L’Association des nations de l’Asie du Sud-Est (ASEAN) accélère le développement de son réseau électrique régional avec l’ASEAN Power Grid (APG), une initiative lancée en 1999 visant à interconnecter les systèmes électriques nationaux de ses membres. Face à une demande en électricité en croissance rapide, l’APG cherche à renforcer la sécurité énergétique du bloc et à faciliter la distribution transfrontalière de l’électricité. Entre 2016 et 2022, plus de 38 000 GWh ont déjà été échangés entre pays membres via des interconnexions existantes.
Un potentiel commercial confirmé mais une coordination fragile
Des projets comme le Power Integration Project reliant le Laos, la Thaïlande, la Malaisie et Singapour ont démontré la viabilité du commerce multilatéral d’électricité.

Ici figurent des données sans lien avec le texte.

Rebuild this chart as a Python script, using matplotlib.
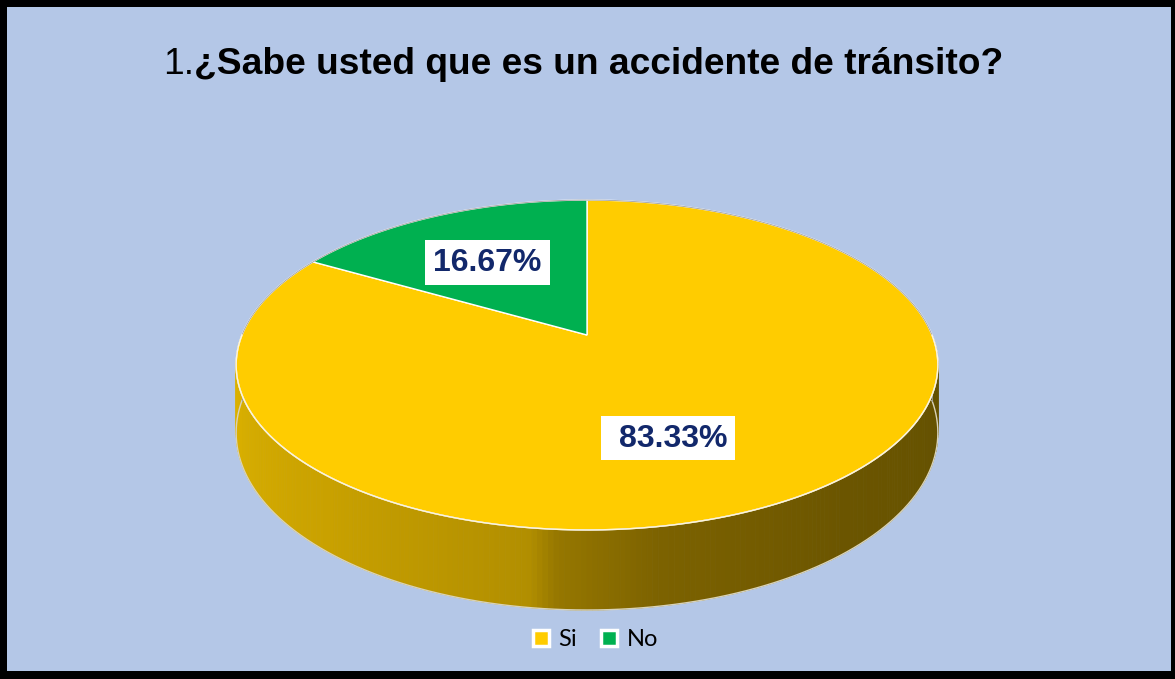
import numpy as np
import matplotlib
matplotlib.use("Agg")
import matplotlib.pyplot as plt
from matplotlib.patches import Polygon, Rectangle
from matplotlib.lines import Line2D
from matplotlib.colors import to_rgb

# ---- data ----
categories = ["Si", "No"]
values = [83.33, 16.67]
colors = ["#FFCC00", "#00B050"]
title_num = "1."
title_text = "¿Sabe usted que es un accidente de tránsito?"

W, H_FIG = 1175, 679
fig = plt.figure(figsize=(W / 100, H_FIG / 100), dpi=100, facecolor="black")
ax = fig.add_axes([0, 0, 1, 1])
ax.set_xlim(0, W)
ax.set_ylim(H_FIG, 0)
ax.axis("off")
ax.add_patch(Rectangle((7, 7), 1164, 664, facecolor="#B4C7E7", edgecolor="none", zorder=0))

# ---- 3D pie projection (perspective) ----
cx, cy = 587.0, 335.0
R, B, K, DEPTH = 345.0, 159.5, 0.1818, 65.5


def proj(r, th, z=0.0):
    d = r * np.sin(th)
    s = 1.0 / (1.0 + K * d)
    x = cx + R * r * np.cos(th) * s
    y = cy - B * r * np.sin(th) * s + z * DEPTH * s
    return x, y


total = sum(values)
fracs = [v / total for v in values]
# Excel: start at 12 o'clock, clockwise
starts, ends = [], []
a = np.pi / 2
for f in fracs:
    starts.append(a)
    a2 = a - f * 2 * np.pi
    ends.append(a2)
    a = a2

# side wall (front half) with gradient shading
side_stops = [(np.pi, "#E2B700"), (np.radians(230), "#C9A100"), (np.radians(262), "#B28F00"),
              (np.radians(266), "#967700"), (np.radians(280), "#7C6200"),
              (np.radians(310), "#6B5500"), (2 * np.pi, "#625000")]
st_a = np.array([s[0] for s in side_stops])
st_c = np.array([to_rgb(s[1]) for s in side_stops])

n = 240
ths = np.linspace(np.pi, 2 * np.pi, n + 1)
for i in range(n):
    t0, t1 = ths[i], ths[i + 1]
    tm = 0.5 * (t0 + t1)
    col = [np.interp(tm, st_a, st_c[:, j]) for j in range(3)]
    p = [proj(1, t0, 0), proj(1, t1, 0), proj(1, t1, 1), proj(1, t0, 1)]
    ax.add_patch(Polygon(p, closed=True, facecolor=col, edgecolor=col, lw=0.6, zorder=2))

# side outline
bx, by = proj(1, ths, 1)
ax.plot(bx, by, color="#D8D2B8", lw=1.0, zorder=3)
lx0, ly0 = proj(1, np.pi, 0)
lx1, ly1 = proj(1, np.pi, 1)
ax.plot([lx0, lx1], [ly0, ly1], color="#9A9A9A", lw=0.6, zorder=3)
rx0, ry0 = proj(1, 2 * np.pi, 0)
rx1, ry1 = proj(1, 2 * np.pi, 1)
ax.plot([rx0, rx1], [ry0, ry1], color="#9A9A9A", lw=0.6, zorder=3)

# top faces
for s_, e_, c in zip(starts, ends, colors):
    t = np.linspace(s_, e_, 300)
    xs, ys = proj(1, t, 0)
    pts = [(cx, cy)] + list(zip(xs, ys))
    ax.add_patch(Polygon(pts, closed=True, facecolor=c, edgecolor="white", lw=1.0, zorder=4))

# rim outline
t = np.linspace(0, 2 * np.pi, 600)
xs, ys = proj(1, t, 0)
ax.plot(xs, ys, color="#9E9E9E", lw=0.6, zorder=5)
t = np.linspace(np.pi, 2 * np.pi, 300)
xs, ys = proj(1, t, 0)
ax.plot(xs, ys, color="#FFF6D8", lw=1.0, zorder=5)

# data labels
label_r = [0.6, 0.6]
label_off = [(-33, 11), (-5, 3)]
box_size = [(134, 44), (125, 45)]
text_off = [(5, 0), (0, 0)]
for i, (s_, e_) in enumerate(zip(starts, ends)):
    mid = 0.5 * (s_ + e_)
    lx, ly = proj(label_r[i], mid, 0)
    lx += label_off[i][0]
    ly += label_off[i][1]
    bw, bh = box_size[i]
    ax.add_patch(Rectangle((lx - bw / 2, ly - bh / 2), bw, bh, facecolor="white",
                           edgecolor="none", zorder=6))
    ax.text(lx + text_off[i][0], ly + 1, f"{values[i]:.2f}%", ha="center", va="center",
            fontsize=23, fontweight="bold", family="Liberation Sans",
            color="#12286B", zorder=7)

# title
t1 = ax.text(163, 74, title_num, ha="left", va="baseline", fontsize=26.7,
             family="Liberation Sans", color="black", zorder=8)
ax.annotate(title_text, xy=(1, 0), xycoords=t1, ha="left", va="bottom", fontsize=26.7,
            fontweight="bold", family="Liberation Sans", color="black", zorder=8)

# legend
handles = [Line2D([], [], ls="none", marker="s", markersize=12, markerfacecolor=c,
                  markeredgecolor="white", markeredgewidth=2.5) for c in colors]
leg = ax.legend(handles, categories, loc="center", bbox_to_anchor=(594 / W, 1 - 640 / H_FIG),
                bbox_transform=fig.transFigure, ncol=2, frameon=False,
                prop={"family": "Lato", "size": 17}, handlelength=0.9,
                handletextpad=0.3, columnspacing=0.9, borderaxespad=0)

fig.savefig("out.png", dpi=100, facecolor=fig.get_facecolor())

D’autres initiatives émergent, notamment une collaboration entre le Brunei, l’Indonésie, la Malaisie et les Philippines, ainsi que des accords bilatéraux tels que l’exportation d’électricité renouvelable de la Malaisie vers Singapour. Toutefois, ces avancées mettent en lumière des défis persistants liés à la fragmentation réglementaire, aux divergences institutionnelles et aux sensibilités liées à la souveraineté.
La coopération entre institutions pour structurer l’agenda régional
Le renouvellement du Plan d’action énergétique 2026-2030 de l’ASEAN et de son protocole d’accord renforcé marque un tournant pour le projet. Le Centre de l’énergie de l’ASEAN (ASEAN Centre for Energy – ACE) travaille en étroite collaboration avec l’Agence internationale de l’énergie (International Energy Agency – IEA) pour harmoniser les priorités nationales avec les objectifs régionaux. L’ouverture du Centre de coopération régionale de l’IEA à Singapour vise à ancrer cette dynamique.
Les acteurs multilatéraux et les banques de développement contribuent également en fournissant expertise et ressources. Le rôle technique de l’ACE et sa capacité à formuler des recommandations politiques sont considérés comme centraux dans la mise en œuvre opérationnelle du réseau.
Verrous institutionnels et nécessité d’un secrétariat dédié
Malgré les progrès, la gouvernance du projet reste morcelée. Plusieurs organismes interviennent sans mécanisme centralisé de coordination. L’absence d’une entité unique de régulation nuit à l’efficacité des processus. Des structures telles que le ASEAN Power Grid Consultative Committee ou le ASEAN Energy Regulatory Network manquent de ressources et de mandat exécutif.
La mise en place d’un secrétariat APG permanent est évoquée comme solution pour assurer une continuité institutionnelle et renforcer la coordination inter-agences. Des expériences de marchés interconnectés, comme en Europe ou en Afrique australe, montrent que des structures solides peuvent soutenir le commerce transfrontalier d’électricité.
Les investissements comme condition du déploiement régional
Les systèmes électriques des pays de l’ASEAN sont généralement sous contrôle d’opérateurs publics en situation de monopole intégré, avec peu de marge de manœuvre financière pour investir dans des infrastructures transfrontalières. Les modèles économiques actuels freinent l’implication du secteur privé, confronté à des incertitudes juridiques et à des risques élevés de financement.
Le coût du capital pour les projets d’énergie dans la région reste supérieur à celui observé dans les économies avancées, complexifiant l’accès au financement. Pour y remédier, les gouvernements étudient des mécanismes innovants comme le financement mixte et les partenariats public-privé. Le lancement de l’APG Financial Initiative marque une avancée en vue de la mobilisation des capitaux nécessaires à la réalisation du réseau d’ici 2045.